### THE TASK
Below is a listing to transcribe in full and exactly; keep the pictures out.

### GIVEN INFORMATION
>>>
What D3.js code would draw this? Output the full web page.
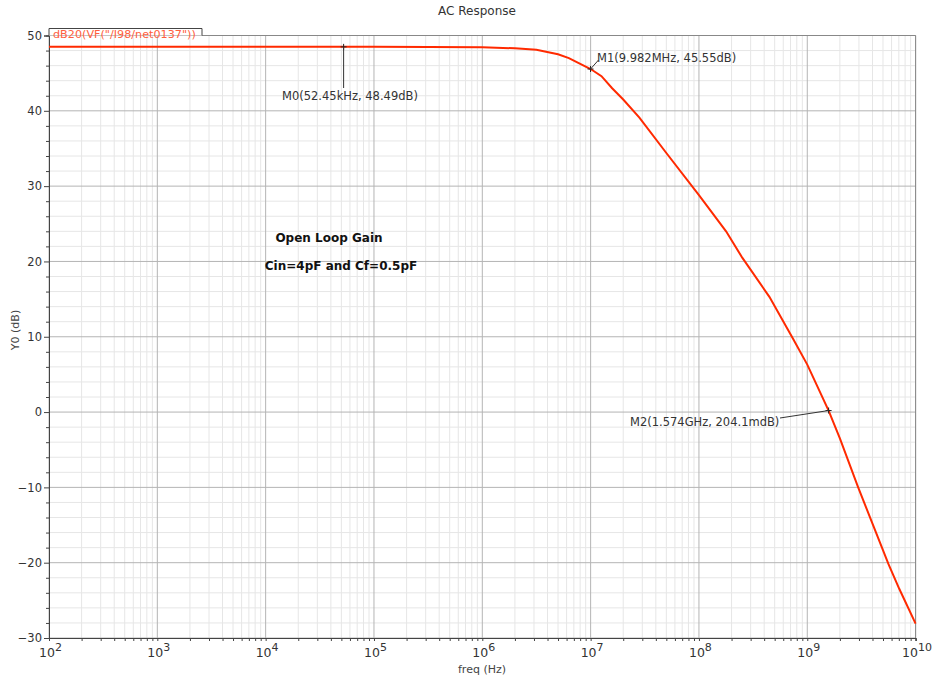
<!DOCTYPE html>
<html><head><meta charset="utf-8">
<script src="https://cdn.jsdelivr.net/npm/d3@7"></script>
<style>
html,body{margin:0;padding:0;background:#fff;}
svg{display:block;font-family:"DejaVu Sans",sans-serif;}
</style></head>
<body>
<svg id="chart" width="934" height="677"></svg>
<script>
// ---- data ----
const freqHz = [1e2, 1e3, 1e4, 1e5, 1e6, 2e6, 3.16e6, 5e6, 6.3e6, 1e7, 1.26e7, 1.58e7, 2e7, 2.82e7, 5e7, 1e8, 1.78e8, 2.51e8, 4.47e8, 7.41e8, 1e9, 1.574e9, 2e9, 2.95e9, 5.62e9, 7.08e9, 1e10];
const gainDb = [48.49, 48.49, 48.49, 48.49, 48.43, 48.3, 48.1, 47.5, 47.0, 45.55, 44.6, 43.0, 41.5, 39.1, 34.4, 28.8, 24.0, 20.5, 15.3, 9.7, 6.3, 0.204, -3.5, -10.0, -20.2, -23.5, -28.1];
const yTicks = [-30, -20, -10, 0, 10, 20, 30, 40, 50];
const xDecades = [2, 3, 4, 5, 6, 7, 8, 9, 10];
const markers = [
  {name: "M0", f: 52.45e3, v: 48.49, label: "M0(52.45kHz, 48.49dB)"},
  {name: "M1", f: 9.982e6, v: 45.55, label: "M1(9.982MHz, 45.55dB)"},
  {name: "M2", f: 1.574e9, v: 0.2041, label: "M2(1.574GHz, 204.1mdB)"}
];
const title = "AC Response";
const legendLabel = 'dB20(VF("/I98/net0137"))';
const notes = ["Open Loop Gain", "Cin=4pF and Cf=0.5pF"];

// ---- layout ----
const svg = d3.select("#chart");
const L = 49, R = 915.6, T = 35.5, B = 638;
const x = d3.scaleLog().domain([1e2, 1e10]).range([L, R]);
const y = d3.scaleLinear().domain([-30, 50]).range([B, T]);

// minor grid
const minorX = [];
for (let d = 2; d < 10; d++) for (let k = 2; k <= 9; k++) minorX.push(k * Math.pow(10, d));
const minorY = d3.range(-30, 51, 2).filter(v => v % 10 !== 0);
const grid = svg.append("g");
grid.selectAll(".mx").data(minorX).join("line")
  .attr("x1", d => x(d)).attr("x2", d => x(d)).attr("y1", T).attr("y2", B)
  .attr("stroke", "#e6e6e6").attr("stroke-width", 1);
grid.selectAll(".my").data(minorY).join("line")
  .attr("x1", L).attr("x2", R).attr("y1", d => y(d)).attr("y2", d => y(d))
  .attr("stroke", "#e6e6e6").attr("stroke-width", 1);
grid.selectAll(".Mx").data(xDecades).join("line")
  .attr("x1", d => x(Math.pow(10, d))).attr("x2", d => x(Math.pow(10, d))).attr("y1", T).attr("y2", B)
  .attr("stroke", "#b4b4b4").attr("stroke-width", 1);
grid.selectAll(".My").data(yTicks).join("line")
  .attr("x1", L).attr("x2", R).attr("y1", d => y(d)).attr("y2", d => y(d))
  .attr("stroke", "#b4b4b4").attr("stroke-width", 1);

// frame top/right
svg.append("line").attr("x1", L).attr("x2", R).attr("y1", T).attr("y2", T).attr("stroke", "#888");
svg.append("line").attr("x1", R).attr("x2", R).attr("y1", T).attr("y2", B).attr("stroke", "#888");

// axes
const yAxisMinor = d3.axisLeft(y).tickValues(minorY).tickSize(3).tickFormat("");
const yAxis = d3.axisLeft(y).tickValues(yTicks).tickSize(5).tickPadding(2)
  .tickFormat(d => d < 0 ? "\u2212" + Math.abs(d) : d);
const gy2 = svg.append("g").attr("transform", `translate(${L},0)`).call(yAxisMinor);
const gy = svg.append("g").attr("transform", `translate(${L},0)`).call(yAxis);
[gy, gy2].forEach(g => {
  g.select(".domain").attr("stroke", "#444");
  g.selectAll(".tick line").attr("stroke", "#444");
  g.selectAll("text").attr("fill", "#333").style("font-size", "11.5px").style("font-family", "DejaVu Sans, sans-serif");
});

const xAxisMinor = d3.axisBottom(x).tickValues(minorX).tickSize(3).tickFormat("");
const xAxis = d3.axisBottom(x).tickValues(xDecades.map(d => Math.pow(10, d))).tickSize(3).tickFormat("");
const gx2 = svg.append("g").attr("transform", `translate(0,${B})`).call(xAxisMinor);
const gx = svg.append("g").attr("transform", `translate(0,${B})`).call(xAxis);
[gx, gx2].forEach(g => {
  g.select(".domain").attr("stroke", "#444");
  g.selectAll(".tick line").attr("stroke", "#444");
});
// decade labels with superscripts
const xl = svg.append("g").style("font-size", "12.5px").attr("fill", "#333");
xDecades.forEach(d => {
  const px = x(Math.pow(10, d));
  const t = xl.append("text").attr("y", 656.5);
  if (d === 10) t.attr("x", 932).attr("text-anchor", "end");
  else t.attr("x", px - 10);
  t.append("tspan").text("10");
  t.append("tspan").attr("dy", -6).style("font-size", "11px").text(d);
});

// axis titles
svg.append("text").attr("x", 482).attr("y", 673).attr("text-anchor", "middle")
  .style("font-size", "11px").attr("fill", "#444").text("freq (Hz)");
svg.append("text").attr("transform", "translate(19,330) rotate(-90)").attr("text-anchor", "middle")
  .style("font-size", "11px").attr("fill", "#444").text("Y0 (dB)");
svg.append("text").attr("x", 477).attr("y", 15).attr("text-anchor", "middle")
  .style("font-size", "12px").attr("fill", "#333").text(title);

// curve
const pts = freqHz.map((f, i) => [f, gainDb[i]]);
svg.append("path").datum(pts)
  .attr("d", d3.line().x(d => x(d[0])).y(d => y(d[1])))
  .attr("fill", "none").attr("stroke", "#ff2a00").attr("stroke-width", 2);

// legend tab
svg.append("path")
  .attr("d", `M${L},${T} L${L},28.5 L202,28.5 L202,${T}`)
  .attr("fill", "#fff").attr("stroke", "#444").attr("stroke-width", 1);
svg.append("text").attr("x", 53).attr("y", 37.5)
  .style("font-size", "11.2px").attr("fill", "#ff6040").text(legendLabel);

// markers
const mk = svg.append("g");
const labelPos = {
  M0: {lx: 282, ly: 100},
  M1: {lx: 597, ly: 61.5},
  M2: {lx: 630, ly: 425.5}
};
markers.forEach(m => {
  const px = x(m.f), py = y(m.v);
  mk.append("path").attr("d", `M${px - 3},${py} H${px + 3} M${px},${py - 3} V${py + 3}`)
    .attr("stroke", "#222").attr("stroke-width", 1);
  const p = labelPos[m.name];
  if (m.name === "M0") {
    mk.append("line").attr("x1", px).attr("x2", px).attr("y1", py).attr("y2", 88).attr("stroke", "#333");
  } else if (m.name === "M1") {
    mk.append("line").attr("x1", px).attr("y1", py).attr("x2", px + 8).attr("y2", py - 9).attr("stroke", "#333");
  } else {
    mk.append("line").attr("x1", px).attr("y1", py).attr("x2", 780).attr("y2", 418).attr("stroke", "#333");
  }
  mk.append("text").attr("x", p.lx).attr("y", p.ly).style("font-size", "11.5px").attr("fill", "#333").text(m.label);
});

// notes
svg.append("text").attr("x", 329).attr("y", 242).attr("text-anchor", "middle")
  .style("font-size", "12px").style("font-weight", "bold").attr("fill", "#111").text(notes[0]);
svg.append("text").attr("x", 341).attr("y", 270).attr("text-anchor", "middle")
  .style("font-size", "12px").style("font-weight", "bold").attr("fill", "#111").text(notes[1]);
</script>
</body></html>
<<<
### EXERCISE OUTPUT
What D3.js code would draw this? Output the full web page.
<!DOCTYPE html>
<html><head><meta charset="utf-8">
<script src="https://cdn.jsdelivr.net/npm/d3@7"></script>
<style>
html,body{margin:0;padding:0;background:#fff;}
svg{display:block;font-family:"DejaVu Sans",sans-serif;}
</style></head>
<body>
<svg id="chart" width="934" height="677"></svg>
<script>
// ---- data ----
const freqHz = [1e2, 1e3, 1e4, 1e5, 1e6, 2e6, 3.16e6, 5e6, 6.3e6, 1e7, 1.26e7, 1.58e7, 2e7, 2.82e7, 5e7, 1e8, 1.78e8, 2.51e8, 4.47e8, 7.41e8, 1e9, 1.574e9, 2e9, 2.95e9, 5.62e9, 7.08e9, 1e10];
const gainDb = [48.49, 48.49, 48.49, 48.49, 48.43, 48.3, 48.1, 47.5, 47.0, 45.55, 44.6, 43.0, 41.5, 39.1, 34.4, 28.8, 24.0, 20.5, 15.3, 9.7, 6.3, 0.204, -3.5, -10.0, -20.2, -23.5, -28.1];
const yTicks = [-30, -20, -10, 0, 10, 20, 30, 40, 50];
const xDecades = [2, 3, 4, 5, 6, 7, 8, 9, 10];
const markers = [
  {name: "M0", f: 52.45e3, v: 48.49, label: "M0(52.45kHz, 48.49dB)"},
  {name: "M1", f: 9.982e6, v: 45.55, label: "M1(9.982MHz, 45.55dB)"},
  {name: "M2", f: 1.574e9, v: 0.2041, label: "M2(1.574GHz, 204.1mdB)"}
];
const title = "AC Response";
const legendLabel = 'dB20(VF("/I98/net0137"))';
const notes = ["Open Loop Gain", "Cin=4pF and Cf=0.5pF"];

// ---- layout ----
const svg = d3.select("#chart");
const L = 49, R = 915.6, T = 35.5, B = 638;
const x = d3.scaleLog().domain([1e2, 1e10]).range([L, R]);
const y = d3.scaleLinear().domain([-30, 50]).range([B, T]);

// minor grid
const minorX = [];
for (let d = 2; d < 10; d++) for (let k = 2; k <= 9; k++) minorX.push(k * Math.pow(10, d));
const minorY = d3.range(-30, 51, 2).filter(v => v % 10 !== 0);
const grid = svg.append("g");
grid.selectAll(".mx").data(minorX).join("line")
  .attr("x1", d => x(d)).attr("x2", d => x(d)).attr("y1", T).attr("y2", B)
  .attr("stroke", "#e6e6e6").attr("stroke-width", 1);
grid.selectAll(".my").data(minorY).join("line")
  .attr("x1", L).attr("x2", R).attr("y1", d => y(d)).attr("y2", d => y(d))
  .attr("stroke", "#e6e6e6").attr("stroke-width", 1);
grid.selectAll(".Mx").data(xDecades).join("line")
  .attr("x1", d => x(Math.pow(10, d))).attr("x2", d => x(Math.pow(10, d))).attr("y1", T).attr("y2", B)
  .attr("stroke", "#b4b4b4").attr("stroke-width", 1);
grid.selectAll(".My").data(yTicks).join("line")
  .attr("x1", L).attr("x2", R).attr("y1", d => y(d)).attr("y2", d => y(d))
  .attr("stroke", "#b4b4b4").attr("stroke-width", 1);

// frame top/right
svg.append("line").attr("x1", L).attr("x2", R).attr("y1", T).attr("y2", T).attr("stroke", "#888");
svg.append("line").attr("x1", R).attr("x2", R).attr("y1", T).attr("y2", B).attr("stroke", "#888");

// axes
const yAxisMinor = d3.axisLeft(y).tickValues(minorY).tickSize(3).tickFormat("");
const yAxis = d3.axisLeft(y).tickValues(yTicks).tickSize(5).tickPadding(2)
  .tickFormat(d => d < 0 ? "\u2212" + Math.abs(d) : d);
const gy2 = svg.append("g").attr("transform", `translate(${L},0)`).call(yAxisMinor);
const gy = svg.append("g").attr("transform", `translate(${L},0)`).call(yAxis);
[gy, gy2].forEach(g => {
  g.select(".domain").attr("stroke", "#444");
  g.selectAll(".tick line").attr("stroke", "#444");
  g.selectAll("text").attr("fill", "#333").style("font-size", "11.5px").style("font-family", "DejaVu Sans, sans-serif");
});

const xAxisMinor = d3.axisBottom(x).tickValues(minorX).tickSize(3).tickFormat("");
const xAxis = d3.axisBottom(x).tickValues(xDecades.map(d => Math.pow(10, d))).tickSize(3).tickFormat("");
const gx2 = svg.append("g").attr("transform", `translate(0,${B})`).call(xAxisMinor);
const gx = svg.append("g").attr("transform", `translate(0,${B})`).call(xAxis);
[gx, gx2].forEach(g => {
  g.select(".domain").attr("stroke", "#444");
  g.selectAll(".tick line").attr("stroke", "#444");
});
// decade labels with superscripts
const xl = svg.append("g").style("font-size", "12.5px").attr("fill", "#333");
xDecades.forEach(d => {
  const px = x(Math.pow(10, d));
  const t = xl.append("text").attr("y", 656.5);
  if (d === 10) t.attr("x", 932).attr("text-anchor", "end");
  else t.attr("x", px - 10);
  t.append("tspan").text("10");
  t.append("tspan").attr("dy", -6).style("font-size", "11px").text(d);
});

// axis titles
svg.append("text").attr("x", 482).attr("y", 673).attr("text-anchor", "middle")
  .style("font-size", "11px").attr("fill", "#444").text("freq (Hz)");
svg.append("text").attr("transform", "translate(19,330) rotate(-90)").attr("text-anchor", "middle")
  .style("font-size", "11px").attr("fill", "#444").text("Y0 (dB)");
svg.append("text").attr("x", 477).attr("y", 15).attr("text-anchor", "middle")
  .style("font-size", "12px").attr("fill", "#333").text(title);

// curve
const pts = freqHz.map((f, i) => [f, gainDb[i]]);
svg.append("path").datum(pts)
  .attr("d", d3.line().x(d => x(d[0])).y(d => y(d[1])))
  .attr("fill", "none").attr("stroke", "#ff2a00").attr("stroke-width", 2);

// legend tab
svg.append("path")
  .attr("d", `M${L},${T} L${L},28.5 L202,28.5 L202,${T}`)
  .attr("fill", "#fff").attr("stroke", "#444").attr("stroke-width", 1);
svg.append("text").attr("x", 53).attr("y", 37.5)
  .style("font-size", "11.2px").attr("fill", "#ff6040").text(legendLabel);

// markers
const mk = svg.append("g");
const labelPos = {
  M0: {lx: 282, ly: 100},
  M1: {lx: 597, ly: 61.5},
  M2: {lx: 630, ly: 425.5}
};
markers.forEach(m => {
  const px = x(m.f), py = y(m.v);
  mk.append("path").attr("d", `M${px - 3},${py} H${px + 3} M${px},${py - 3} V${py + 3}`)
    .attr("stroke", "#222").attr("stroke-width", 1);
  const p = labelPos[m.name];
  if (m.name === "M0") {
    mk.append("line").attr("x1", px).attr("x2", px).attr("y1", py).attr("y2", 88).attr("stroke", "#333");
  } else if (m.name === "M1") {
    mk.append("line").attr("x1", px).attr("y1", py).attr("x2", px + 8).attr("y2", py - 9).attr("stroke", "#333");
  } else {
    mk.append("line").attr("x1", px).attr("y1", py).attr("x2", 780).attr("y2", 418).attr("stroke", "#333");
  }
  mk.append("text").attr("x", p.lx).attr("y", p.ly).style("font-size", "11.5px").attr("fill", "#333").text(m.label);
});

// notes
svg.append("text").attr("x", 329).attr("y", 242).attr("text-anchor", "middle")
  .style("font-size", "12px").style("font-weight", "bold").attr("fill", "#111").text(notes[0]);
svg.append("text").attr("x", 341).attr("y", 270).attr("text-anchor", "middle")
  .style("font-size", "12px").style("font-weight", "bold").attr("fill", "#111").text(notes[1]);
</script>
</body></html>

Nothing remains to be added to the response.